The first thing I ever grew all by myself as a child was a potato. I stuck a sprouted one in the black dirt behind our old barn to see what would happen. A few months later, having forgotten all about it, I came across many beautiful, little bright red potatoes right where I had planted just the one. It was positively magical! By my mid-teens, my goal was to become a professional gardener. My roundabout way of accomplishing that was to head to Japan after college to find a master gardener to apprentice to. Somehow, that actually worked out. For two years I was apprentice gardener to one Toru Kojima, who introduced me with considerable patience to the techniques of Japanese pruning, bamboo fence building and garden maintenance. I developed discipline as a gardener and an appreciation for the quiet, distilled sense of nature found in so many of the gardens there that I love to this day. That was my formal training to be sure, but the real foundation of my gardening practice as it is today were the woods, fields, streams and ponds of my childhood- and my failed search for the rare trailing arbutus, for which I looked and looked but never found.
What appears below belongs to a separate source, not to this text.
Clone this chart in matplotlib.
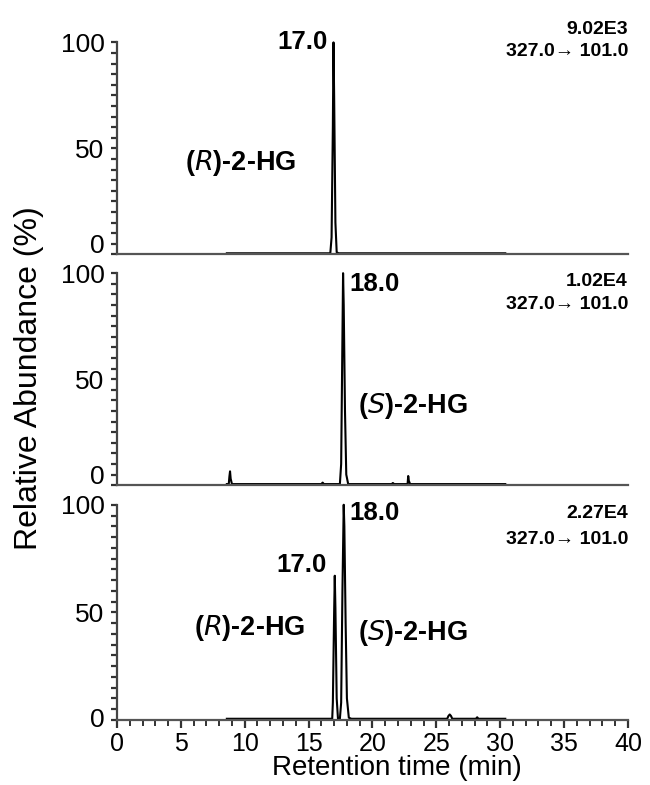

For the past 35 years, I have gardened extensively in the Midwest and in the San Francisco Bay Area, in both private and public settings. In California, I had the pleasure and privilege to work as garden manager of the world-renowned Ruth Bancroft Garden, an experience which honed my understanding of the garden as an art form, and the discipline and commitment required to both create and steward something truly great.
Today my focus is the ecology of gardens and finding creative ways to design them so they serve the needs and aesthetic demands of my clients while doing right by the local ecosystem. I think and talk a lot about soil and find what is going on under our feet every bit as fascinating and delicious as what we can see above ground.
I currently garden and live in the Chicago area with my husband, sculptor Erik Blome, and an array of pets and plants.